FSC:
He also says it is “laughable” that Fabio Capello’s side are still rated amongst the favourites to win major tournaments, and believes the Three Lions will not do so until it starts to mirror the selfless ethos of World and European champions Spain.“It was a frustration for us United lads,” he added of spending time in camp with other players.“When there is a simple pass of 10 yards, they might try and smack it 80 yards. They will do things to try and get themselves noticed. If you look at the Spain team now, they all seem to play for each other. There isn’t one of them who would try to do something in a game that doesn’t suit the team. And that could happen over here. If you look through our teams, there are loads of technically brilliant players but for some reason when we go on to the international scene, we don’t look like that. We’re the favourites every time and we probably will be next time. I think it is quite laughable. It is just the mentality of English people, we think we are going to win everything.”
The logic seems impeccable, I suppose: take the best individual players from the best club teams in the best domestic league in the world and put them all together, and something magic has to happen. Yet England consistently disappoint on the international stage. Football is a strange game like that.
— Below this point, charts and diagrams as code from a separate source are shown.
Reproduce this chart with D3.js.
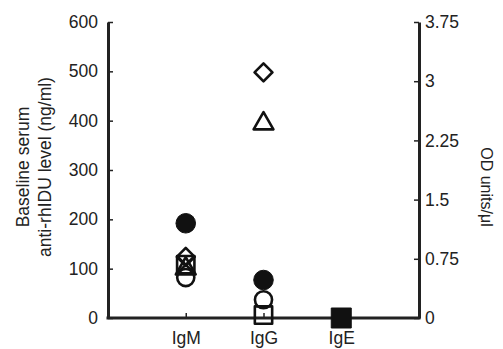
<!DOCTYPE html>
<html>
<head>
<meta charset="utf-8">
<script src="https://cdn.jsdelivr.net/npm/d3@7"></script>
<style>
  body { margin: 0; background: #fff; }
  text { font-family: "Liberation Sans", Arial, sans-serif; fill: #222; }
</style>
</head>
<body>
<div id="chart"></div>
<script>
// categories and ticks
const categories = ["IgM", "IgG", "IgE"];
const leftTicks = [0, 100, 200, 300, 400, 500, 600];
const rightTicks = [0, 0.75, 1.5, 2.25, 3, 3.75];

// values per marker type (ng/ml)
const filledCircles = [{ cat: "IgM", v: 192 }, { cat: "IgG", v: 77 }];
const openCircles = [{ cat: "IgM", v: 82 }, { cat: "IgG", v: 37 }];
const openDiamonds = [{ cat: "IgM", v: 124 }, { cat: "IgG", v: 498 }];
const openTriangles = [{ cat: "IgM", v: 100 }, { cat: "IgG", v: 394 }];
const openSquares = [{ cat: "IgM", v: 108 }, { cat: "IgG", v: 6 }];
const crosses = [{ cat: "IgM", v: 108 }];
const filledSquares = [{ cat: "IgE", v: 0 }];

const width = 503, height = 349;
const margin = { top: 22, right: 84, bottom: 31, left: 108 };
const innerW = width - margin.left - margin.right;
const innerH = height - margin.top - margin.bottom;

const svg = d3.select("#chart").append("svg")
    .attr("width", width)
    .attr("height", height);

const g = svg.append("g")
    .attr("transform", `translate(${margin.left},${margin.top})`);

const x = d3.scalePoint()
    .domain(categories)
    .range([0, innerW])
    .padding(1);

const y = d3.scaleLinear()
    .domain([0, 600])
    .range([innerH, 0]);

const y2 = d3.scaleLinear()
    .domain([0, 3.75])
    .range([innerH, 0]);

const axisColor = "#222";
const tickFont = "17.5px";

// left axis
const leftAxis = g.append("g")
    .call(d3.axisLeft(y).tickValues(leftTicks).tickSize(-5).tickPadding(10).tickSizeOuter(0));
leftAxis.select(".domain").attr("stroke", axisColor).attr("stroke-width", 3);
leftAxis.selectAll(".tick line").attr("stroke", axisColor).attr("stroke-width", 1.5);
leftAxis.selectAll("text").style("font-size", tickFont).attr("fill", "#222");

// right axis
const rightAxis = g.append("g")
    .attr("transform", `translate(${innerW},0)`)
    .call(d3.axisRight(y2).tickValues(rightTicks).tickFormat(d => String(d)).tickSize(-5).tickPadding(6).tickSizeOuter(0));
rightAxis.select(".domain").attr("stroke", axisColor).attr("stroke-width", 3);
rightAxis.selectAll(".tick line").attr("stroke", axisColor).attr("stroke-width", 1.5);
rightAxis.selectAll("text").style("font-size", tickFont).attr("fill", "#222");

// bottom axis
const bottomAxis = g.append("g")
    .attr("transform", `translate(0,${innerH})`)
    .call(d3.axisBottom(x).tickSize(-5).tickPadding(14).tickSizeOuter(0));
bottomAxis.select(".domain").attr("stroke", axisColor).attr("stroke-width", 3)
    .attr("d", `M-1.5,0H${innerW + 1.5}`);
bottomAxis.selectAll(".tick line").attr("stroke", axisColor).attr("stroke-width", 1.5);
bottomAxis.selectAll("text").style("font-size", tickFont).attr("fill", "#222");

// custom X symbol
const symbolCross = {
    draw(ctx, size) {
        const r = Math.sqrt(size) / 2;
        ctx.moveTo(-r, -r); ctx.lineTo(r, r);
        ctx.moveTo(r, -r); ctx.lineTo(-r, r);
    }
};

function drawMarks(data, type, size, filled, rotate) {
    g.selectAll(null)
        .data(data)
        .enter()
        .append("path")
        .attr("d", d3.symbol().type(type).size(size))
        .attr("transform", d => `translate(${x(d.cat)},${y(d.v)})` + (rotate ? ` rotate(${rotate})` : ""))
        .attr("fill", filled ? "#111" : "none")
        .attr("stroke", "#111")
        .attr("stroke-width", filled ? 1 : 2.6)
        .attr("stroke-linejoin", "round");
}

drawMarks(openSquares, d3.symbolSquare, 300, false);
drawMarks(crosses, symbolCross, 300, false);
drawMarks(openTriangles, d3.symbolTriangle, 170, false);
drawMarks(openDiamonds, d3.symbolSquare, 160, false, 45);
drawMarks(openCircles, d3.symbolCircle, 230, false);
drawMarks(filledCircles, d3.symbolCircle, 300, true);
drawMarks(filledSquares, d3.symbolSquare, 400, true);

// left axis title (two lines)
const leftTitle = svg.append("text")
    .attr("transform", `translate(0,${margin.top + innerH / 2 - 3}) rotate(-90)`)
    .attr("text-anchor", "middle")
    .style("font-size", "17.5px");
leftTitle.append("tspan").attr("x", 0).attr("y", 29).text("Baseline serum");
leftTitle.append("tspan").attr("x", 0).attr("y", 51).text("anti-rhIDU level (ng/ml)");

// right axis title
svg.append("text")
    .attr("transform", `translate(481,${margin.top + 165}) rotate(90)`)
    .attr("text-anchor", "middle")
    .style("font-size", "16px")
    .text("OD units/μl");
</script>
</body>
</html>
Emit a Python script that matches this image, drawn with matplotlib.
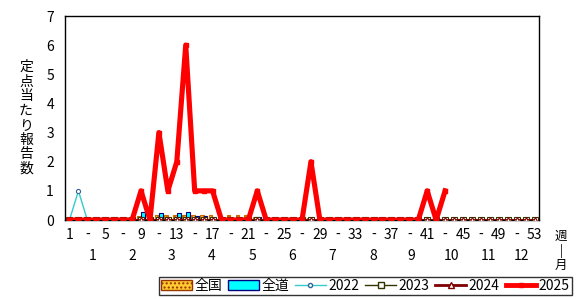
import numpy as np
import matplotlib.pyplot as plt
from matplotlib.patches import Patch
from matplotlib.lines import Line2D
import matplotlib.transforms as mtransforms

plt.rcParams['font.family'] = ['Noto Sans CJK JP', 'DejaVu Sans']

weeks = np.arange(1, 54)

# 2025 (data up to week 43)
y2025 = [0, 0, 0, 0, 0, 0, 0, 0, 1, 0, 3, 1, 2, 6, 1, 1, 1, 0, 0, 0,
         0, 1, 0, 0, 0, 0, 0, 2, 0, 0, 0, 0, 0, 0, 0, 0, 0, 0, 0, 0,
         1, 0, 1]
y2022 = [0, 1] + [0] * 51
y2023 = [0] * 53
y2024 = [0] * 53

zenkoku = {9: 0.15, 10: 0.05, 11: 0.16, 12: 0.17, 13: 0.18, 14: 0.18, 15: 0.18,
           16: 0.17, 17: 0.16, 18: 0.1, 19: 0.17, 20: 0.17, 21: 0.17, 22: 0.12,
           23: 0.05, 28: 0.06, 41: 0.03}
zendo = {3: 0.05, 9: 0.27, 11: 0.23, 12: 0.05, 13: 0.23, 14: 0.27, 15: 0.15,
         16: 0.15, 17: 0.05, 22: 0.1, 28: 0.05, 41: 0.04}
zenkoku_vals = [zenkoku.get(w, 0.02) for w in weeks]
zendo_vals = [zendo.get(w, 0.02) for w in weeks]

tick_weeks = list(range(1, 54, 2))
tick_labels = [str(w) if i % 2 == 0 else '-' for i, w in enumerate(tick_weeks)]
month_labels = [str(m) for m in range(1, 13)]
month_pos = [3.6, 8.0, 12.4, 16.9, 21.5, 25.9, 30.4, 35.0, 39.2, 43.7, 47.9, 51.5]

fig = plt.figure(figsize=(5.79, 2.99), dpi=100)
ax = fig.add_axes([65 / 579, 1 - 220 / 299, 474 / 579, 204 / 299])

bw = 0.42
ax.bar(weeks - 0.22, zenkoku_vals, width=bw, color='#FFCC33', edgecolor='#CC6600',
       hatch='....', linewidth=0.8, zorder=2)
ax.bar(weeks + 0.22, zendo_vals, width=bw, color='#00FFFF', edgecolor='#000080',
       linewidth=0.8, zorder=2)

ax.plot(weeks, y2022, color='#33CCCC', lw=1, marker='o', ms=3,
        mfc='white', mec='#336699', mew=0.8, zorder=3)
ax.plot(weeks, y2023, color='#333300', lw=1, marker='s', ms=4,
        mfc='white', mec='#333300', mew=0.8, zorder=3)
ax.plot(weeks, y2024, color='#800000', lw=2, marker='^', ms=4.5,
        mfc='white', mec='#800000', mew=0.8, zorder=4)
ax.plot(weeks[:len(y2025)], y2025, color='#FF0000', lw=3.7, marker='s', ms=3.5,
        mfc='#FF0000', mec='#FF0000', zorder=5)

ax.set_xlim(0.5, 53.5)
ax.set_ylim(0, 7)
ax.set_yticks(range(0, 8))
ax.set_xticks(tick_weeks)
ax.set_xticklabels(tick_labels)
ax.tick_params(length=0, labelsize=10, colors='black')
ax.tick_params(axis='x', pad=6)
ax.tick_params(axis='y', pad=8)
for s in ax.spines.values():
    s.set_color('black')
    s.set_linewidth(1)

trans = mtransforms.blended_transform_factory(ax.transData, fig.transFigure)
for p, lab in zip(month_pos, month_labels):
    ax.text(p, 1 - 256 / 299, lab, transform=trans, ha='center', va='center', fontsize=10)

fig.text(26 / 579, 1 - 118 / 299, '\n'.join('定点当たり報告数'), ha='center', va='center',
         fontsize=10, linespacing=1.05)
fig.text(561 / 579, 1 - 251 / 299, '週\n|\n月', ha='center', va='center',
         fontsize=9, linespacing=1.1)

handles = [
    Patch(facecolor='#FFCC33', edgecolor='#993300', hatch='....', label='全国'),
    Patch(facecolor='#00FFFF', edgecolor='#000080', label='全道'),
    Line2D([], [], color='#33CCCC', lw=1, marker='o', ms=3, mfc='white', mec='#336699', label='2022'),
    Line2D([], [], color='#333300', lw=1, marker='s', ms=4, mfc='white', mec='#333300', label='2023'),
    Line2D([], [], color='#800000', lw=2, marker='^', ms=4.5, mfc='white', mec='#800000', label='2024'),
    Line2D([], [], color='#FF0000', lw=3.5, marker='s', ms=3.5, mfc='#FF0000', label='2025'),
]
leg = fig.legend(handles=handles, ncol=6, loc='lower left',
                 bbox_to_anchor=(159 / 579, 4 / 299, 413 / 579, 17 / 299), mode='expand',
                 fontsize=10, frameon=True, fancybox=False, edgecolor='black',
                 handlelength=2.2, handletextpad=0.2, columnspacing=0.8,
                 borderpad=0.15, borderaxespad=0)
leg.get_frame().set_linewidth(1)

fig.savefig('out.png', dpi=100)
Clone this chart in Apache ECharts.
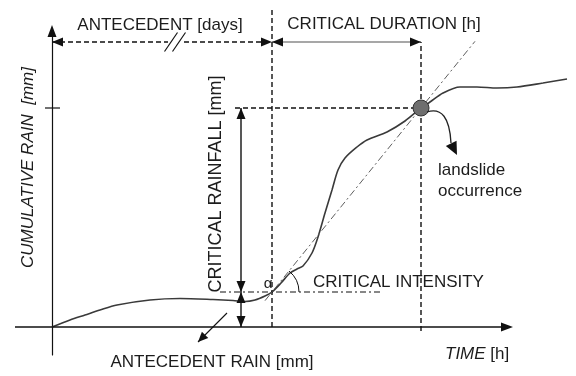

I remember, funny enough, a British coach from my youth soccer days who used to holler at his players whenever they’d start sending too many long passes through the air: “NO BOOM-BALL!” When I’d go to state team tryouts, the best players and coaches all stressed the importance of making short passes on the ground to keep control of a game. Even American youth teams knew that much, is what I’m saying. But one of the most annoying things about watching English professional games is the number of times they turn into a series of long passes being sent sixty or seventy yards through the air, only to get knocked down and sent back the other way, repeated ad nauseum. The English sure do love the typical tall, strong striker who can win headers off of long passes, but it’s a low-probability attack, and Scholes is right: with the success of not only the Spanish national team, but their domestic teams like Barcelona, stocked with small, quick, technically flawless players, you’d think the Brits might start catching on sometime.